Вторая мировая война — тот условный исторический рубеж, который можно считать завершением «освоения» кинематографической технологии. После войны главной темой кинематографической рефлексии становится язык кино. Два принципиальных подхода к киноязыку заявлены школами итальянского неореализма (40-50-е гг.) и французской «новой волной» (60-70-е гг.).
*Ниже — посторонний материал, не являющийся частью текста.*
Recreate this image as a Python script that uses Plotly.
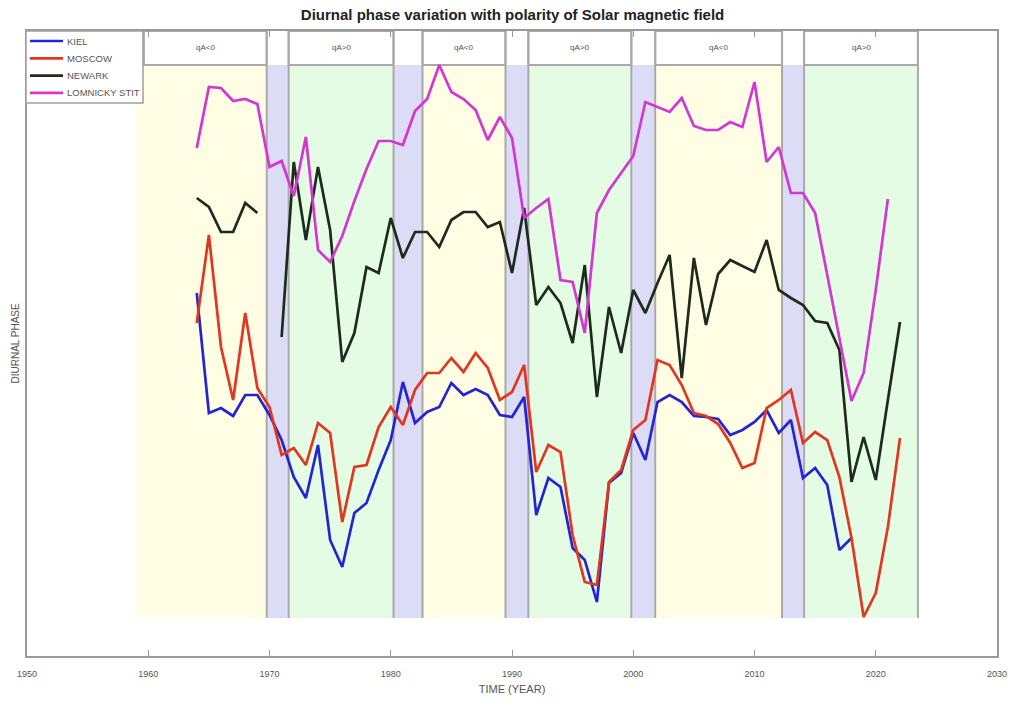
import plotly.graph_objects as go

# Diurnal phase per station (arbitrary phase units), yearly values
kiel_years = list(range(1964, 2019))
kiel = [362, 242, 247, 239, 260, 260, 240, 215, 178, 157,
        210, 115, 88, 142, 152, 185, 215, 273, 232, 243,
        248, 272, 260, 266, 260, 240, 238, 258, 140, 177,
        168, 107, 95, 53, 172, 182, 222, 195, 253, 260,
        253, 239, 238, 236, 220, 225, 233, 245, 222, 235,
        177, 187, 170, 105, 117]

moscow_years = list(range(1964, 2023))
moscow = [332, 420, 308, 255, 342, 267, 248, 200, 207, 190,
          232, 222, 133, 188, 190, 228, 248, 230, 265, 282,
          282, 297, 283, 302, 287, 255, 263, 290, 183, 210,
          203, 120, 73, 70, 173, 185, 225, 235, 295, 290,
          270, 242, 239, 231, 212, 187, 192, 247, 255, 265,
          212, 223, 215, 178, 117, 38, 62, 128, 217]

newark_years = list(range(1964, 2023))
newark = [457, 448, 423, 423, 452, 442, None, 318, 493, 415,
          488, 425, 293, 322, 388, 382, 437, 397, 423, 423,
          408, 435, 443, 443, 428, 433, 382, 447, 350, 368,
          352, 312, 390, 258, 348, 302, 365, 342, 372, 400,
          277, 397, 330, 381, 395, 389, 383, 415, 365, 357,
          350, 334, 332, 305, 173, 218, 175, 255, 333]

lomnicky_years = list(range(1964, 2022))
lomnicky = [507, 568, 567, 554, 556, 551, 488, 494, 459, 518,
            405, 393, 419, 454, 486, 514, 514, 510, 544, 556,
            590, 563, 556, 545, 515, 538, 517, 437, 447, 456,
            375, 373, 322, 442, 465, 482, 499, 553, 548, 543,
            557, 529, 525, 525, 533, 528, 573, 493, 508, 462,
            462, 442, 380, 315, 254, 282, 365, 456]

# Solar polarity epochs; reversal intervals lie between consecutive epochs
epoch_starts = [1958.98, 1971.58, 1982.62, 1991.35, 2001.81, 2014.09]
epoch_ends = [1969.77, 1980.23, 1989.46, 1999.84, 2012.27, 2023.48]
box_starts = [1959.64, 1971.58, 1982.62, 1991.35, 2001.81, 2014.09]
epoch_labels = ["qA<0", "qA>0", "qA<0", "qA>0", "qA<0", "qA>0"]

series = [
    ("KIEL", kiel_years, kiel, "#2424d6"),
    ("MOSCOW", moscow_years, moscow, "#e2361f"),
    ("NEWARK", newark_years, newark, "#1c2b1c"),
    ("LOMNICKY STIT", lomnicky_years, lomnicky, "#d535d5"),
]

W, H = 1011, 707
L, R, T, B = 27, 14, 31, 51
font = "Liberation Sans"

fig = go.Figure()
for name, yrs, vals, col in series:
    fig.add_trace(go.Scatter(
        x=yrs, y=vals, name=name, mode="lines",
        line=dict(color=col, width=2.7), connectgaps=False,
        showlegend=False,
    ))

band_bottom, band_top, frame_top = 37, 590, 624
shapes = []
fill_neg = "#fffee4"
fill_pos = "#e3fce3"
fill_rev = "#dcdcf6"
edge = "#a9a9a9"

for i, (s, e, lab) in enumerate(zip(epoch_starts, epoch_ends, epoch_labels)):
    shapes.append(dict(type="rect", xref="x", yref="y", x0=s, x1=e,
                       y0=band_bottom, y1=band_top, layer="below",
                       fillcolor=fill_neg if lab == "qA<0" else fill_pos,
                       line=dict(width=0)))
    if i + 1 < len(epoch_starts):
        shapes.append(dict(type="rect", xref="x", yref="y", x0=e,
                           x1=epoch_starts[i + 1], y0=band_bottom, y1=band_top,
                           layer="below", fillcolor=fill_rev, line=dict(width=0)))

# label boxes above each epoch
for s, e in zip(box_starts, epoch_ends):
    shapes.append(dict(type="rect", xref="x", yref="y", x0=s, x1=e,
                       y0=band_top, y1=frame_top, layer="below",
                       fillcolor="white", line=dict(color=edge, width=2)))

# separators at each polarity boundary
for xb in epoch_ends + epoch_starts[1:]:
    shapes.append(dict(type="line", xref="x", yref="y", x0=xb, x1=xb,
                       y0=band_bottom, y1=frame_top, layer="below",
                       line=dict(color=edge, width=2)))

annotations = []
for s, e, lab in zip(box_starts, epoch_ends, epoch_labels):
    annotations.append(dict(x=(s + e) / 2, y=608, xref="x", yref="y",
                            text=lab, showarrow=False,
                            font=dict(family=font, size=8, color="#555555")))

annotations.append(dict(x=0, y=0.5, xref="paper", yref="paper",
                        xshift=-12, text="DIURNAL PHASE", textangle=-90,
                        showarrow=False, xanchor="center", yanchor="middle",
                        font=dict(family=font, size=10, color="#555555")))


# legend panel in the upper-left corner (pixel positions in the figure)
def px(xp):
    return (xp - L) / (W - L - R)


def py(yp):
    return (H - B - yp) / (H - T - B)


shapes.append(dict(type="rect", xref="paper", yref="paper",
                   x0=px(26), x1=px(143), y0=py(103), y1=py(31),
                   fillcolor="white", line=dict(color="#a0a0a0", width=1.5),
                   layer="above"))
for k, (name, _, _, col) in enumerate(series):
    yk = 41 + k * 17.3
    shapes.append(dict(type="line", xref="paper", yref="paper",
                       x0=px(30), x1=px(63), y0=py(yk), y1=py(yk),
                       line=dict(color=col, width=2.7), layer="above"))
    annotations.append(dict(x=px(65), y=py(yk), xref="paper", yref="paper",
                            text=name, showarrow=False, xanchor="left",
                            yanchor="middle",
                            font=dict(family=font, size=9.5, color="#555555")))

fig.update_layout(
    width=W, height=H,
    margin=dict(l=L, r=R, t=T, b=B, autoexpand=False),
    paper_bgcolor="white", plot_bgcolor="white",
    title=dict(text="<b>Diurnal phase variation with polarity of Solar magnetic field</b>",
               x=0.507, xanchor="center", y=1 - 15 / H, yanchor="middle",
               yref="container",
               font=dict(family=font, size=15, color="#222222")),
    shapes=shapes, annotations=annotations,
    showlegend=False,
)

fig.update_xaxes(range=[1950, 2030], dtick=10, tick0=1950, automargin=False,
                 showgrid=False, zeroline=False,
                 showline=True, linecolor="#999999", linewidth=1.5,
                 mirror="ticks", ticks="inside", ticklen=6,
                 tickcolor="#999999", ticklabelstandoff=8,
                 tickfont=dict(family=font, size=9, color="#555555"),
                 title=dict(text="TIME (YEAR)", standoff=8,
                            font=dict(family=font, size=11, color="#555555")))
fig.update_yaxes(range=[-1, 624], automargin=False,
                 showgrid=False, zeroline=False,
                 showline=True, linecolor="#999999", linewidth=1.5,
                 mirror=True, ticks="", showticklabels=False)

fig.write_html("out.html")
Неореализм справедливо связывается с антифашистскими и антибуржуазными настроениями послевоенной Италии, но помимо социальных истоков не менее важными являются эстетические корни, которые определяют приоритет «реальности» по отношению к технологии, то есть доминантой в нем становится люмьеровская линия. Причем в неореализме она получает наиболее яркое выражение, когда сама «реальность» становится языком кино. Для ранних фильмов Р. Росселини («Рим открытый город», 1946; «Пайза», 1948), В. Де Сика («Похитители велосипедов», 1948), Л. Висконти («Земля дрожит», 1948) это — социальная реальность прежде всего. Именно социальная неустроенность большинства населения стала той основной темой, для которой разрушенная войной Италия оказалась идеальной «декорацией». Неожиданное совпадение социальной и видимой реальностей позволило неореализму обнажить силу «прямого» кинематографического изображения, связанного только с репродуктивной техникой кино, без дополнительных приемов. Изобразительный аскетизм фильмов неореализма, выраженный в манифестах теоретических лидеров этого направления (Ч. Дзаваттини, Г. Аристарко) как требование «правды жизни», фактически утверждал: язык кино располагается в самой повседневности, в той «видимой» реальности, которая незаметна, пока не попадает на пленку, а это значит, что нет специфического языка К., оно — лишь инструмент, обнаруживающий язык реальности. Такая теоретическая позиция выводит неореализм за рамки определенного исторического момента, продолжая быть актуальной и после угасания самого течения. Подобное отношение к кино проявляется у столь разных режиссеров, как Р. Брессон и П. П. Пазолини (в его концепции «поэтического кино»), не имеющих отношения к неореализму или связанных с ним косвенно.